A Rússia anunciou nesta semana que desenvolveu uma vacina contra o câncer que será distribuída gratuitamente aos pacientes a partir de 2025. Segundo o Ministério da Saúde do país, o imunizante utiliza a tecnologia mRNA (a mesma utilizada em vacinas contra a Covid-19 da Pfizer e Moderna) personalizada.
“Com base na análise genética do tumor de cada paciente, é criada uma vacina única que pode ‘ensinar’ o sistema imunológico a reconhecer células cancerígenas”, diz o site do Centro Nacional de Pesquisa Médica Radiológica do ministério russo.
Alexander Gintsburg, diretor do Centro Nacional de Pesquisa em Epidemiologia e Microbiologia Gamaleya, disse em entrevista que os ensaios pré-clínicos da vacina mostraram que ela suprime o desenvolvimento de tumores e potenciais metástases.
Todas as informações foram dadas pelo governo russo.
Não existe nenhum estudo publicado em revista científica para atestar a eficácia e segurança da vacina ou para esclarecer para quais tipos de câncer ela será destinada. Também não há como saber se as doses gratuitas são destinadas para o tratamento da doença ou se os pacientes farão parte de testes clínicos.
“Se a gente faz uma busca no meio científico sobre a vacina mRNA russa, não achamos publicações mostrando dados. Não identificamos uma vacina que esteja sendo feita por grupo russo que mostre resultados promissores para a oncologia“, aponta Mariana Brait, gerente sênior de pesquisas do A.C.Camargo Cancer Center.
📍Estudos publicados em revistas científicas e revisados por pares têm um “selo de aprovação”. Significa que eles “passaram por um filtro”, garantindo qualidade e credibilidade. A revisão por pares é um processo em que especialistas independentes avaliam a metodologia, resultados e conclusões da pesquisa.
“Quando fazemos uma divulgação sem ter a publicação científica, sem a revisão por pares, criamos uma falta de transparência e a sociedade fica naquela situação de dúvida, se o que está sendo divulgado é sério.

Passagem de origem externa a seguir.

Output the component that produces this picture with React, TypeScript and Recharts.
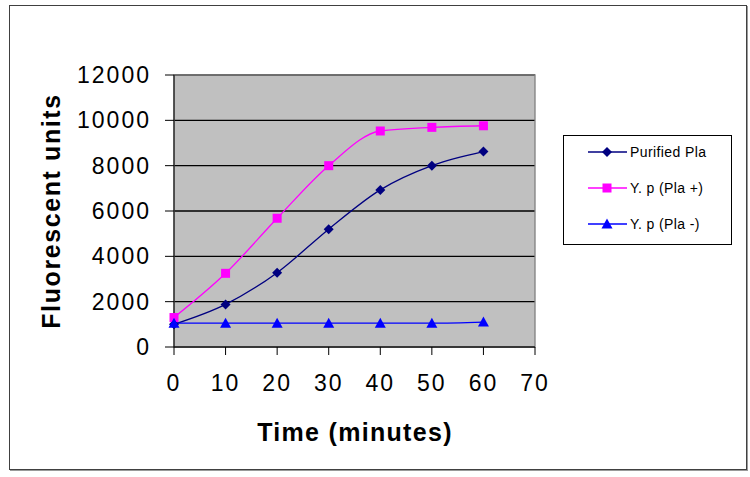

Quando vemos um anúncio que não está baseado em dados científicos, temos a sensação de desserviço“, completa a gerente sênior do A.C.Camargo Cancer Center.
Como vimos durante a pandemia de Covid-19, a produção de um imunizante envolve fases, onde os cientistas tentam identificar efeitos adversos graves e se a vacina foi capaz de induzir uma resposta imune, ou seja, uma resposta do sistema de defesa do corpo.
Os testes de fase 1 costumam envolver dezenas de voluntários; os de fase 2, centenas; e os de fase 3, milhares. Essas fases costumam ser conduzidas separadamente. Antes de começar os testes em humanos, as vacinas são testadas em animais – normalmente em camundongos e, depois, em macacos.
Vacinas contra o câncer
Cientistas em todo o mundo continuam estudando e desenvolvendo vacinas contra o câncer. Em Londres, pesquisadores estão testando a primeira vacina para combater o melanoma, a forma mais letal do câncer de pele. Nos Estados Unidos, uma vacina brasileira é esperança contra o câncer de próstata.
Mariana explica que as vacinas contra o câncer têm como o objetivo fortalecer o nosso sistema imune e ensinar o corpo a identificar e destruir uma célula cancerígena.
As vacinas são divididas em três categorias:
- Preventiva: vai impedir que o câncer comece. Um exemplo é a vacina contra o HPV, um vírus associado a mais de 90% dos casos de câncer de colo do útero e fator de risco para desenvolvimento de câncer no ânus, pênis, vulva, vagina e de cabeça e pescoço (uma região conhecida como orofaringe). Mariana cita também a vacina contra hepatite B, pois há câncer de fígado relacionado a esse vírus).
- Terapêutica: vai atacar as células do câncer já existentes, sempre olhando para o câncer já estabelecido.
- Personalizada: vai buscar as alterações presentes naquele câncer específico da pessoa e mirar aquela alteração. “Aqui as vacinas RNA fazem sentido, porque elas buscam alvos bem específicos”.
“Há diversas vacinas sendo estudadas no âmbito da oncologia. Vacinas de RNA sendo desenvolvidas e olhando para diversos alvos personalizados, outras desenvolvidas para um câncer específico, como o de pâncreas. Em Oxford estão buscando tratar o câncer de óvario. Enfim, temos inúmeras vacinas em desenvolvimento”, completa a especialista.